## PROVIDED DATA:

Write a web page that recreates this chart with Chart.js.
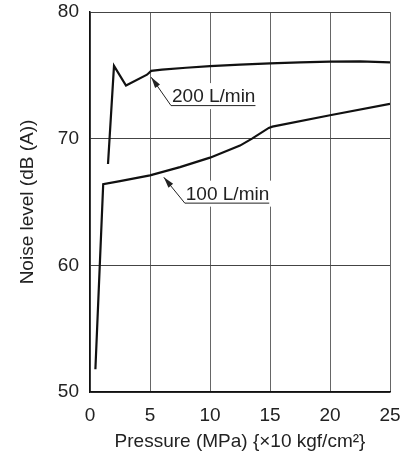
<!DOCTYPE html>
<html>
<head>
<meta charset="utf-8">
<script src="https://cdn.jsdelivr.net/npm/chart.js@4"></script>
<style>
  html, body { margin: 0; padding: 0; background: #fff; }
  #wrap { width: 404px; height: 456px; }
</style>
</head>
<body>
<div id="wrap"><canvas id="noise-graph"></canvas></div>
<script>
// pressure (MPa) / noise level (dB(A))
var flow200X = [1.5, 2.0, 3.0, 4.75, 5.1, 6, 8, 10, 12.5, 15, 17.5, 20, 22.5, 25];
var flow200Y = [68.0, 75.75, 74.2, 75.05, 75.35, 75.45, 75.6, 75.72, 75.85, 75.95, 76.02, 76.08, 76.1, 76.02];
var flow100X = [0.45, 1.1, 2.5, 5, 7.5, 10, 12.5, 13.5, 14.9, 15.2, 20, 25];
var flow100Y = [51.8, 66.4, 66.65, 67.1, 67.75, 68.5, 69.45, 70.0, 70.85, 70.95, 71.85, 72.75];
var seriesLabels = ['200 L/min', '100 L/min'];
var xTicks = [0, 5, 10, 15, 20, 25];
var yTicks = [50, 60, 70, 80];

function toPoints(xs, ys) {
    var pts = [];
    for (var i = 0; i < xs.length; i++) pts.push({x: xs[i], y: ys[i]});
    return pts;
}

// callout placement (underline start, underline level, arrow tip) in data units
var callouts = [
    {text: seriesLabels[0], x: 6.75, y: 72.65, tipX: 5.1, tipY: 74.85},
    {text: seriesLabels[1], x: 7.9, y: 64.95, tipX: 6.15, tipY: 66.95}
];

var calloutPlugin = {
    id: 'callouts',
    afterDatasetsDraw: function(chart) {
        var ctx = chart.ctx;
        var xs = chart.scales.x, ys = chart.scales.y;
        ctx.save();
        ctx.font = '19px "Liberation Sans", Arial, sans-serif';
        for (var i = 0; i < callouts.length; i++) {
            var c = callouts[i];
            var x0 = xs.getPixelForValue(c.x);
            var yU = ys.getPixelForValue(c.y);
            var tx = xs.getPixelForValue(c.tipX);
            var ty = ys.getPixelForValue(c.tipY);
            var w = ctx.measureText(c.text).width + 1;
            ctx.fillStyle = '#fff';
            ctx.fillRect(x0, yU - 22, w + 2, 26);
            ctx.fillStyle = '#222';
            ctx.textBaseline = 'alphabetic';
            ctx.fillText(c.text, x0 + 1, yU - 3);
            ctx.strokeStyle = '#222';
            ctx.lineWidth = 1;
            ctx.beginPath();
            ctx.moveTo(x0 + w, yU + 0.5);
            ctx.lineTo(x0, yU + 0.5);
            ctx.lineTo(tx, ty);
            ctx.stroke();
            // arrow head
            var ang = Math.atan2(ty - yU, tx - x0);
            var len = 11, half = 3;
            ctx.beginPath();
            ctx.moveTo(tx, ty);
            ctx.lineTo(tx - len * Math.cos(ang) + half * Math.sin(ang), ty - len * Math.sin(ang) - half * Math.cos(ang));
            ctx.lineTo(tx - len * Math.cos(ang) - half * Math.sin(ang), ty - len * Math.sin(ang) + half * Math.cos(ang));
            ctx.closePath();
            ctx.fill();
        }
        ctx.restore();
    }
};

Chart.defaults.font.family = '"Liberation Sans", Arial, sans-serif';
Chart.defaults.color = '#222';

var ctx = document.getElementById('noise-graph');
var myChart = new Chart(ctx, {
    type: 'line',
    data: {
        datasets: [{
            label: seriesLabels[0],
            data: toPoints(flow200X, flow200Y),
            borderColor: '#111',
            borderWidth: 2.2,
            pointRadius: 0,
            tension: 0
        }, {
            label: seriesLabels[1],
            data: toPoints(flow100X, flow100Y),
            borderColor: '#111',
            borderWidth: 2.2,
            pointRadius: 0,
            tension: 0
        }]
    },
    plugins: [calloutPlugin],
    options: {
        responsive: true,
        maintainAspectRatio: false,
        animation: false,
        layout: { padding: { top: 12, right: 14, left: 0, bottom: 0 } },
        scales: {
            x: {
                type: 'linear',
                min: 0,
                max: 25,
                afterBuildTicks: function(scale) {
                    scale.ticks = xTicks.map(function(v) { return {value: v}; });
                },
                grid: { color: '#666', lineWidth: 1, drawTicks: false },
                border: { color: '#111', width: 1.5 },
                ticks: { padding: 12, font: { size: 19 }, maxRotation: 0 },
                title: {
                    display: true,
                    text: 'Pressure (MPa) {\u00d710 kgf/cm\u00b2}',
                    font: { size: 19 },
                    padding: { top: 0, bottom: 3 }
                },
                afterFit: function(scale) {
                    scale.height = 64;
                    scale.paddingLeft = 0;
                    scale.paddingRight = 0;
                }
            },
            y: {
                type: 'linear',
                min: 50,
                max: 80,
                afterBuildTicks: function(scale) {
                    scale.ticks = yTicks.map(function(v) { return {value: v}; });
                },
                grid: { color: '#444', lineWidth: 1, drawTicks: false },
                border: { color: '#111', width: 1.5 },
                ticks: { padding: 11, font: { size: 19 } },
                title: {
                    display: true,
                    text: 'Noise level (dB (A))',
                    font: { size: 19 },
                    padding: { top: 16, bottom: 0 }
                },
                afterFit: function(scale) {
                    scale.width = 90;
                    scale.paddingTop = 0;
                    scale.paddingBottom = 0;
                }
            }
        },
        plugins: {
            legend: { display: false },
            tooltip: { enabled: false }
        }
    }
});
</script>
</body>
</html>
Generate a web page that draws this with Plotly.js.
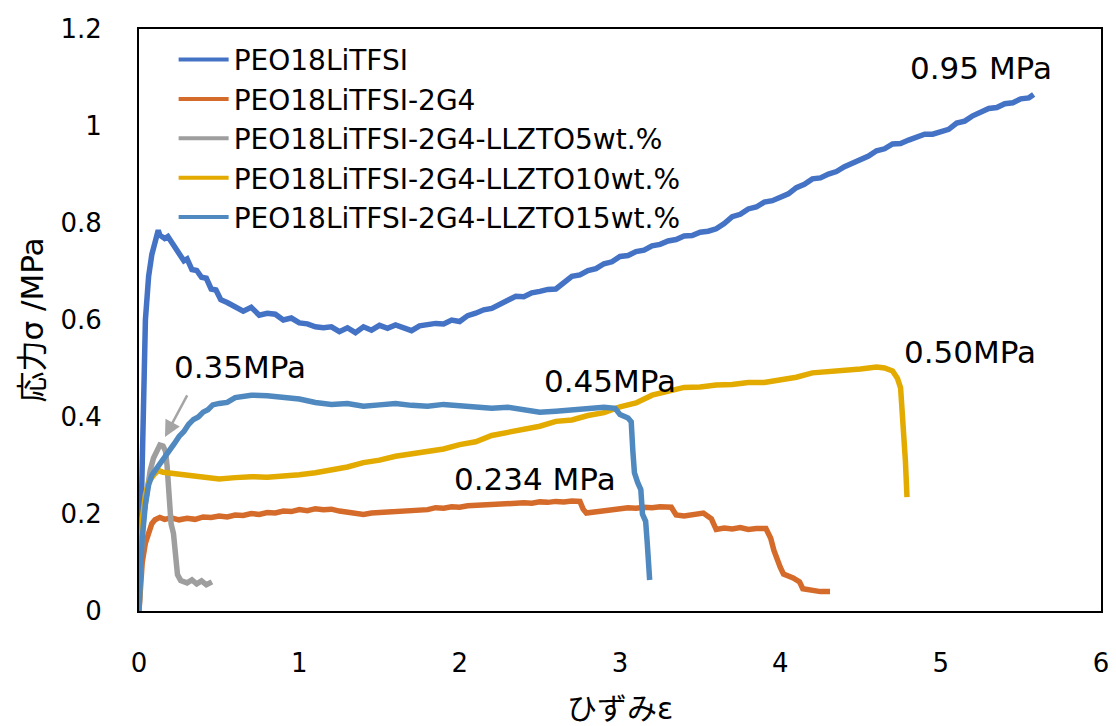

## DESCRIPTION OF THE TASK:
Print all of the entries word for word. Omit the pictures they contain.

## PROBLEM SOLUTION:
Write a web page that recreates this chart with Chart.js.
<!DOCTYPE html>
<html>
<head>
<meta charset="utf-8">
<script src="https://cdn.jsdelivr.net/npm/chart.js@4"></script>
<style>
  html, body { margin: 0; padding: 0; background: #fff; }
  #wrap { width: 404px; height: 456px; }
</style>
</head>
<body>
<div id="wrap"><canvas id="noise-graph"></canvas></div>
<script>
// pressure (MPa) / noise level (dB(A))
var flow200X = [1.5, 2.0, 3.0, 4.75, 5.1, 6, 8, 10, 12.5, 15, 17.5, 20, 22.5, 25];
var flow200Y = [68.0, 75.75, 74.2, 75.05, 75.35, 75.45, 75.6, 75.72, 75.85, 75.95, 76.02, 76.08, 76.1, 76.02];
var flow100X = [0.45, 1.1, 2.5, 5, 7.5, 10, 12.5, 13.5, 14.9, 15.2, 20, 25];
var flow100Y = [51.8, 66.4, 66.65, 67.1, 67.75, 68.5, 69.45, 70.0, 70.85, 70.95, 71.85, 72.75];
var seriesLabels = ['200 L/min', '100 L/min'];
var xTicks = [0, 5, 10, 15, 20, 25];
var yTicks = [50, 60, 70, 80];

function toPoints(xs, ys) {
    var pts = [];
    for (var i = 0; i < xs.length; i++) pts.push({x: xs[i], y: ys[i]});
    return pts;
}

// callout placement (underline start, underline level, arrow tip) in data units
var callouts = [
    {text: seriesLabels[0], x: 6.75, y: 72.65, tipX: 5.1, tipY: 74.85},
    {text: seriesLabels[1], x: 7.9, y: 64.95, tipX: 6.15, tipY: 66.95}
];

var calloutPlugin = {
    id: 'callouts',
    afterDatasetsDraw: function(chart) {
        var ctx = chart.ctx;
        var xs = chart.scales.x, ys = chart.scales.y;
        ctx.save();
        ctx.font = '19px "Liberation Sans", Arial, sans-serif';
        for (var i = 0; i < callouts.length; i++) {
            var c = callouts[i];
            var x0 = xs.getPixelForValue(c.x);
            var yU = ys.getPixelForValue(c.y);
            var tx = xs.getPixelForValue(c.tipX);
            var ty = ys.getPixelForValue(c.tipY);
            var w = ctx.measureText(c.text).width + 1;
            ctx.fillStyle = '#fff';
            ctx.fillRect(x0, yU - 22, w + 2, 26);
            ctx.fillStyle = '#222';
            ctx.textBaseline = 'alphabetic';
            ctx.fillText(c.text, x0 + 1, yU - 3);
            ctx.strokeStyle = '#222';
            ctx.lineWidth = 1;
            ctx.beginPath();
            ctx.moveTo(x0 + w, yU + 0.5);
            ctx.lineTo(x0, yU + 0.5);
            ctx.lineTo(tx, ty);
            ctx.stroke();
            // arrow head
            var ang = Math.atan2(ty - yU, tx - x0);
            var len = 11, half = 3;
            ctx.beginPath();
            ctx.moveTo(tx, ty);
            ctx.lineTo(tx - len * Math.cos(ang) + half * Math.sin(ang), ty - len * Math.sin(ang) - half * Math.cos(ang));
            ctx.lineTo(tx - len * Math.cos(ang) - half * Math.sin(ang), ty - len * Math.sin(ang) + half * Math.cos(ang));
            ctx.closePath();
            ctx.fill();
        }
        ctx.restore();
    }
};

Chart.defaults.font.family = '"Liberation Sans", Arial, sans-serif';
Chart.defaults.color = '#222';

var ctx = document.getElementById('noise-graph');
var myChart = new Chart(ctx, {
    type: 'line',
    data: {
        datasets: [{
            label: seriesLabels[0],
            data: toPoints(flow200X, flow200Y),
            borderColor: '#111',
            borderWidth: 2.2,
            pointRadius: 0,
            tension: 0
        }, {
            label: seriesLabels[1],
            data: toPoints(flow100X, flow100Y),
            borderColor: '#111',
            borderWidth: 2.2,
            pointRadius: 0,
            tension: 0
        }]
    },
    plugins: [calloutPlugin],
    options: {
        responsive: true,
        maintainAspectRatio: false,
        animation: false,
        layout: { padding: { top: 12, right: 14, left: 0, bottom: 0 } },
        scales: {
            x: {
                type: 'linear',
                min: 0,
                max: 25,
                afterBuildTicks: function(scale) {
                    scale.ticks = xTicks.map(function(v) { return {value: v}; });
                },
                grid: { color: '#666', lineWidth: 1, drawTicks: false },
                border: { color: '#111', width: 1.5 },
                ticks: { padding: 12, font: { size: 19 }, maxRotation: 0 },
                title: {
                    display: true,
                    text: 'Pressure (MPa) {\u00d710 kgf/cm\u00b2}',
                    font: { size: 19 },
                    padding: { top: 0, bottom: 3 }
                },
                afterFit: function(scale) {
                    scale.height = 64;
                    scale.paddingLeft = 0;
                    scale.paddingRight = 0;
                }
            },
            y: {
                type: 'linear',
                min: 50,
                max: 80,
                afterBuildTicks: function(scale) {
                    scale.ticks = yTicks.map(function(v) { return {value: v}; });
                },
                grid: { color: '#444', lineWidth: 1, drawTicks: false },
                border: { color: '#111', width: 1.5 },
                ticks: { padding: 11, font: { size: 19 } },
                title: {
                    display: true,
                    text: 'Noise level (dB (A))',
                    font: { size: 19 },
                    padding: { top: 16, bottom: 0 }
                },
                afterFit: function(scale) {
                    scale.width = 90;
                    scale.paddingTop = 0;
                    scale.paddingBottom = 0;
                }
            }
        },
        plugins: {
            legend: { display: false },
            tooltip: { enabled: false }
        }
    }
});
</script>
</body>
</html>
Generate a web page that draws this with Plotly.js.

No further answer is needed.